The stock market is a valuable way to create wealth. Unfortunately, a lot of investors do not do well in the stock market. In fact, due to recent bear markets some investors have not made any significant gains in the last decade. While a poor market does hurt gains, there are other reasons why many investors fail to make money. Here are four mistakes that individual investors make.
1. Buying Huge Companies. A lot of people have done poorly by buying too late. Investments in companies such as Microsoft, Cisco and General Electric have done poorly in the last ten years. When a company has grown for years, it is natural for the stock to remain dormant. A good investor should seek out the next Microsoft or IBM instead of buying stock in already well established companies. In reality, large companies are good for stability and can still offer impressive returns but should only compromise a small part of one’s portfolio.
2. Too diversified. Every investment adviser preaches diversification. In reality, diversification is a great thing and can protect an investor from serious losses. Unfortunately, a lot of investors own too many stocks and mutual funds. When an investor is over-diversified they can miss out on serious gains. An investor who can research companies and pick great stocks has a chance to do much better. Not only that, an investor who is over diversified will spend a lot of money on transaction costs.
3. Trading Too Much. One of the biggest mistakes investors make is to trade too much and buy/sell shares to often. When an investor picks good stocks with strong fundamentals, they are well on their way to making money. Often, an investor will sell a stock too soon to lock in gains. Unless the fundamentals of a company have changed, an investor should ride out the gains. Trading too often will also create a tax headache when trading outside of a retirement account.

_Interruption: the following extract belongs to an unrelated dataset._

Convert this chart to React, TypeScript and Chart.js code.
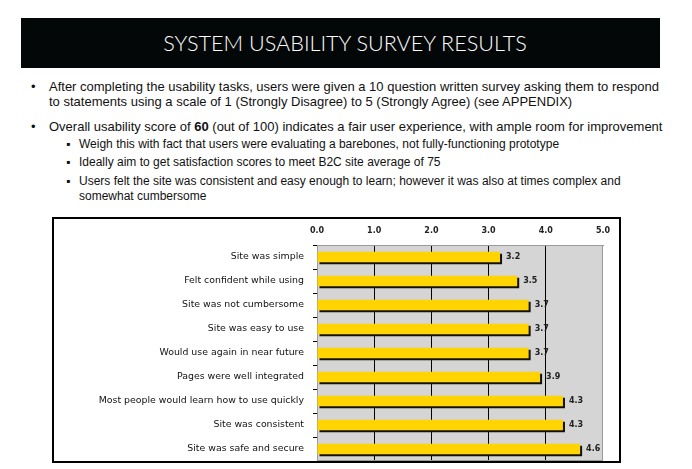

4. Buying something because it is cheap. A lot of investors see a cheap stock and get excited. In reality, there is often a reason for a stock having a low price. Previously, investors have fallen for the trap and purchased stocks such as Lucent or AMD, only to see the stocks fall further. When an industry changes or when a company fundamentally changes it may be time to rethink the investment.
It is not difficult to make money in the stock market. An investor should do their research when looking at a stock. By understanding how to evaluate a stock, an investor will be ahead of the game. A serious investor, who can analyze stocks, will do much better than most professional fund managers. An investor who follows these tips is well on their way to making a decent profit in the stock market.